Still, the greatest failure of this very honest discussion is its great reliance on the banking model as a controller of economic activity.  It has long been known that offering loans is "pushing on a string."  The 'animal spirts' approach to economic activity is hardly to be sneezed at.  As mentioned fear encourages hoarding.  The more people fear economic disaster the less likely they will continue business or other economic activity as normal.

The idea that we are approaching a great economic crash is widely spread these days.  The public is well a aware of the possibility of a nebulous disaster immediately ahead.  Under these circumstances one would expect both business and the public to have little interest in taking risk.

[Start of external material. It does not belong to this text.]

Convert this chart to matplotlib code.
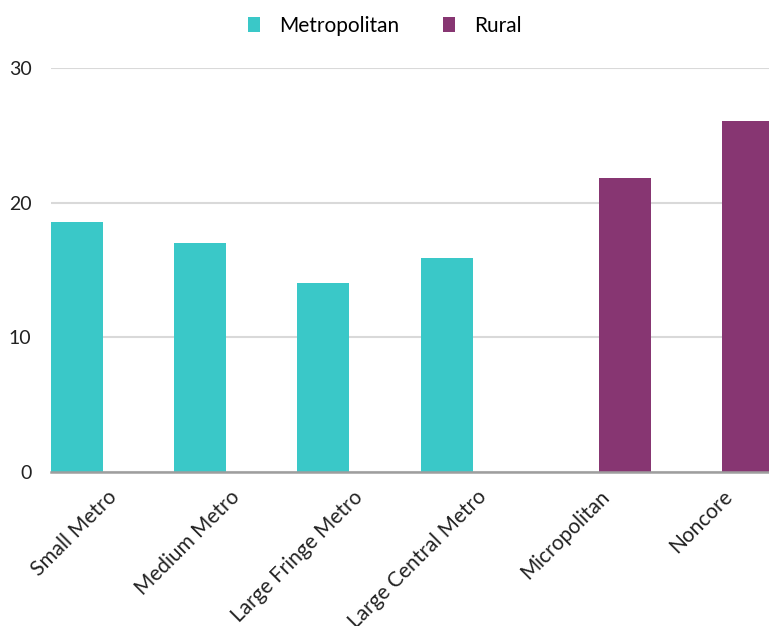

How low can negative interest rates go?  Assuming all possible restraints are removed, conceivable and inconceivable, then the one true bottom is -100%.  That is an outright grant of funds from the banks to the borrower.  This is not generally a concept we would expect banks to deal in.  Rather, grants by the governments are the place for this. Yet suppose it were done.  Would this help?  In a fearful world would not this truly free or even more than free money be spent or 'invested'?  Why? For what would the money be spent other than consumption which might not immediately be lost?

If businesses cannot sell product where are they to earn the money to pay off any loan or even pay the fee for keeping their hoarded  funds in a bank?  Even grants by banks will not work in this situation for such grants provide no customers to buy the newly created merchandise.

The banking model of economic stimulus is ultimately empty for it fails to provide the 'animal spirits' of conviction and enthusiasm which makes real economies function.  Banks are followers of such enthusiasm and are not creators of enthusiasm.  They support enthusiasm when it exists but they cannot create it.

If enthusiasm is to be rekindled reason for it must be found.  One important way to start is with outright grants to final consumers to purchase the product.  Establish a market and business will take heart and banks will have a sensible reason to loan restarting the economic cycle from consumption to production to consumption.  This is classical Keynesianism.  May it soon return!

The real reason for the current economic crisis is the absolute reliance on the Great God Bank which knows all and sees all and does all with the power of its loans.  A great fallacy for omniscience, even if possessed, must be followed by omnipotence and the banks with their loans are anything but omnipotent.  Old fashioned government aggregate demand stimulus (also known as grants) will eventually have to be employed to the great embarrassment and diminishment of the banks.  Unfortunately, the governments are in thrall to the banks so much will have to change in the political world before a sensible policy can be undertaken.

Hopefully, a struggle over cash will signal the end of Banker's rule when, in a fearful world, the common man begins to hoard cash and the banks through their lackeys in government attempt to stop it.